Apart from these extraneous factors, ONGC's production in the eastern region also suffers because it is saddled with ageing wells, some of them as old as 38 years. Says Jagati: "Nearly 60-70 per cent of our wells are ageing. The cost of lifting oil from these old wells is higher than normal." Naturally, ONGC's output has been affected. For ERBC to break even, it must produce at least 2.9 mmt of crude annually. For the past five years, the production of ONGC crude in the eastern region has not gone over 2.4 mmt. In comparison, ONGC rival Oil India, which owns a lot of new wells in the Northeast, has been doing much better. In 1994-95 for instance, OIL produced 2.8 mmt of crude compared to ONGC's 2.195 mmt. In 1997-98, the gap increased further with OIL's crude production touching 3.07 mmt against ONGC's 2.04 mmt.
There is another major reason for the difference in the production figures of ONGC and OIL. Old-timers in the oil industry point out that the difference between ONGC and OIL lies in the way people perceive the two giants. OIL, for instance, is seen as a more "localised" company with its culture firmly rooted in the initial efforts in oil exploration in the state which began in 1888. OIL also has more Assamese officials in its higher echelons. Its headquarters, for instance, is located at Duliajan in Assam.

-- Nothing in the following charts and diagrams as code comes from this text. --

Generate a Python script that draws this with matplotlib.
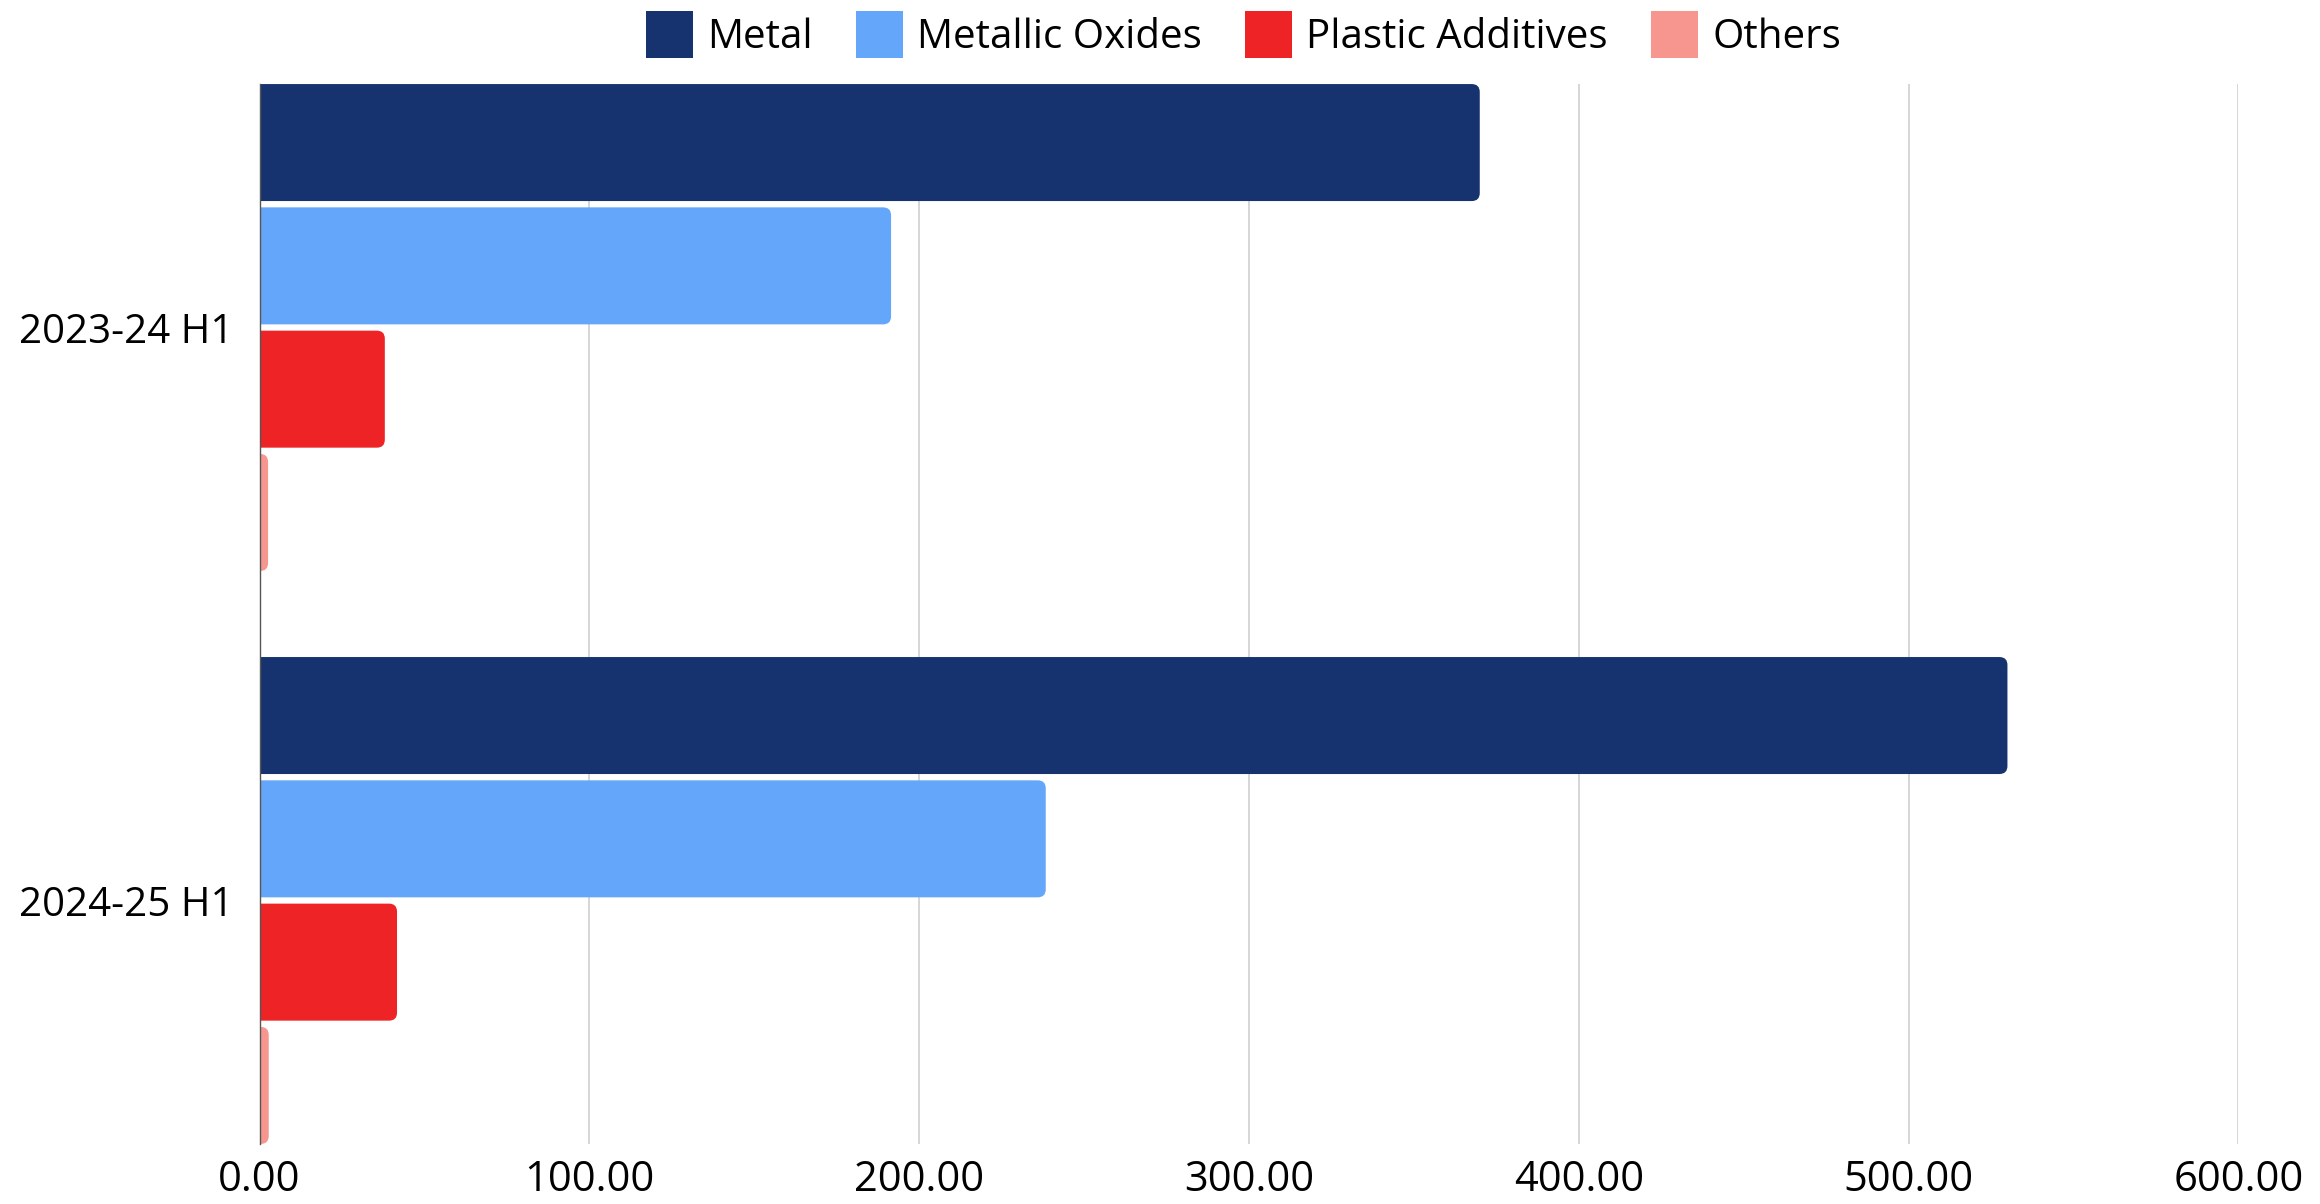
import matplotlib
matplotlib.use("Agg")
import matplotlib.pyplot as plt
from matplotlib.patches import FancyBboxPatch, Patch
import numpy as np

plt.rcParams['font.family'] = ['Open Sans', 'DejaVu Sans']

categories = ["2023-24 H1", "2024-25 H1"]
series_names = ["Metal", "Metallic Oxides", "Plastic Additives", "Others"]
metal = [370.0, 530.0]
metallic_oxides = [191.5, 238.4]
plastic_additives = [38.0, 41.7]
others = [2.6, 2.8]
colors = ["#17336F", "#64A6FA", "#EE2326", "#F6968F"]
xticks = [0, 100, 200, 300, 400, 500, 600]
xticklabels = ["0.00", "100.00", "200.00", "300.00", "400.00", "500.00", "600.00"]

series = [metal, metallic_oxides, plastic_additives, others]

W, H = 2320, 1204
fig = plt.figure(figsize=(W / 100, H / 100), dpi=100)
ax_left, ax_right = 259.5 / W, 2238.3 / W
ax_top, ax_bot = 84 / H, 1144 / H
ax = fig.add_axes([ax_left, 1 - ax_bot, ax_right - ax_left, ax_bot - ax_top])

pitch = 0.2152
bh = 0.2042
y = np.arange(len(categories))
offsets = [-1.5, -0.5, 0.5, 1.5]

ax.set_xlim(0, 600)
ax.set_ylim(1.425, -0.425)

r = 2.43
asp = 0.005745
for vals, off, c in zip(series, offsets, colors):
    bars = ax.barh(y + off * pitch, vals, height=bh, color=c, zorder=3)
    for rect in bars:
        x0, y0 = rect.get_x(), rect.get_y()
        w, h = rect.get_width(), rect.get_height()
        p = FancyBboxPatch((x0 - r, y0), w + r, h,
                           boxstyle=f"round,pad=0,rounding_size={r}",
                           mutation_aspect=asp, fc=c, ec='none', zorder=3,
                           clip_on=True)
        ax.add_patch(p)
        rect.set_visible(False)

ax.set_xticks(xticks)
ax.set_xticklabels(xticklabels)
ax.set_yticks(y)
ax.set_yticklabels(categories)
ax.tick_params(axis='x', length=0, labelsize=30, colors='black', pad=11)
ax.tick_params(axis='y', length=0, labelsize=29, colors='black', pad=19)

for s in ['top', 'right', 'bottom']:
    ax.spines[s].set_visible(False)
ax.spines['left'].set_color('#555555')
ax.spines['left'].set_linewidth(1.0)
ax.spines['left'].set_zorder(4)

ax.grid(axis='x', color='#CCCCCC', linewidth=1.1, zorder=0)
ax.grid(axis='y', visible=False)
ax.set_axisbelow(True)

handles = [Patch(facecolor=c, edgecolor='none', label=n) for n, c in zip(series_names, colors)]
fig.legend(handles=handles, loc='upper center', bbox_to_anchor=(0.536, 0.9975),
           ncol=4, frameon=False, fontsize=29, handlelength=1.166, handleheight=1.415,
           handletextpad=0.35, columnspacing=1.08, borderaxespad=0.1, borderpad=0.1)

fig.savefig("out.png", dpi=100, facecolor='white')
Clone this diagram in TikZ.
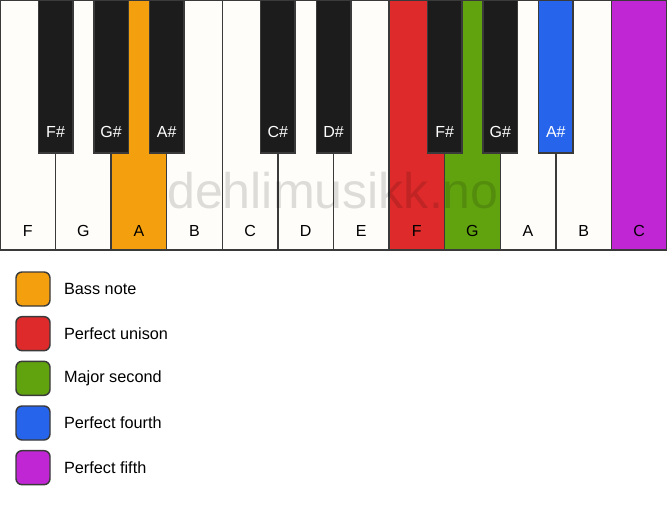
\documentclass[tikz,border=0pt]{standalone}
\usepackage{fontspec}
\setmainfont{Liberation Sans}
\usetikzlibrary{positioning}

\definecolor{keyivory}{HTML}{FFFDFA}
\definecolor{keyblack}{HTML}{1C1C1C}
\definecolor{keyline}{HTML}{3A3A3A}
\definecolor{bassorange}{HTML}{F4A00E}
\definecolor{unisonred}{HTML}{DE2A2A}
\definecolor{secondgreen}{HTML}{61A30F}
\definecolor{fourthblue}{HTML}{2664EB}
\definecolor{fifthpurple}{HTML}{C026D3}

\tikzset{
  whitekey/.style = {draw=keyline, line width=1.1pt, minimum width=41.69pt,
    minimum height=187.5pt, inner sep=0pt},
  blackkey/.style = {draw=keyline, line width=1.1pt, minimum width=25.9pt,
    minimum height=114.75pt, inner sep=0pt},
  keylabel/.style = {anchor=base, inner sep=0pt, font=\fontsize{12}{14}\selectfont},
  legendbox/.style = {draw=keyline, line width=1.1pt, rounded corners=4.5pt,
    minimum size=25.5pt, inner sep=0pt},
  legendtext/.style = {inner sep=0pt, font=\fontsize{12.2}{14}\selectfont}
}

\begin{document}
\begin{tikzpicture}[x=0.75pt, y=-0.75pt]
\useasboundingbox (0,0) rectangle (667,506);
\fill[white] (0,0) rectangle (667,506);

% white keys
\foreach \n/\c [count=\i] in {F/keyivory, G/keyivory, A/bassorange, B/keyivory,
    C/keyivory, D/keyivory, E/keyivory, F/unisonred, G/secondgreen,
    A/keyivory, B/keyivory, C/fifthpurple} {
  \node[whitekey, fill=\c] (w\i) at ({(\i-0.5)*55.583}, 125) {};
  \node[keylabel] (wl\i) at ([yshift=10.5pt]w\i.south) {\n};
}

% watermark
\node[inner sep=0pt, anchor=base, text=black, text opacity=0.13,
  font=\fontsize{37.6}{42}\selectfont] (mark) at (333, 209) {dehlimusikk.no};

% black keys
\foreach \p/\n/\c in {1/F\#/keyblack, 2/G\#/keyblack, 3/A\#/keyblack,
    5/C\#/keyblack, 6/D\#/keyblack, 8/F\#/keyblack, 9/G\#/keyblack,
    10/A\#/fourthblue} {
  \node[blackkey, fill=\c] (b\p) at ({\p*55.583}, 76.5) {};
  \node[keylabel, text=white] (bl\p) at ([yshift=12pt]b\p.south) {\n};
}

% legend
\node[legendbox, fill=bassorange] (l1) at (33, 289) {};
\node[legendbox, fill=unisonred, below=6.9pt of l1] (l2) {};
\node[legendbox, fill=secondgreen, below=6.9pt of l2] (l3) {};
\node[legendbox, fill=fourthblue, below=6.9pt of l3] (l4) {};
\node[legendbox, fill=fifthpurple, below=6.9pt of l4] (l5) {};

\node[legendtext, right=9.8pt of l1] (t1) {Bass note};
\node[legendtext, right=9.8pt of l2] (t2) {Perfect unison};
\node[legendtext, right=9.8pt of l3] (t3) {Major second};
\node[legendtext, right=9.8pt of l4] (t4) {Perfect fourth};
\node[legendtext, right=9.8pt of l5] (t5) {Perfect fifth};
\end{tikzpicture}
\end{document}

In contrast, ONGC is seen as an outsider, manned by people from outside the region, and headquartered at Dehra Dun, of all places. In fact, this contrast between the images of the two oil giants was starkly demonstrated in 1991 when militants of the banned United Liberation Front of Asom (ULFA) abducted and killed two ONGC officials but did not touch their OIL counterparts in the same region.
Fact is, the overall crude oil production in the Northeast would continue to stagnate unless the situation improves on all fronts. And if the output does not go up, a new three million tonne capacity refinery at Numaligarh, scheduled to go on stream next March, would face a major supply problem in the years to come.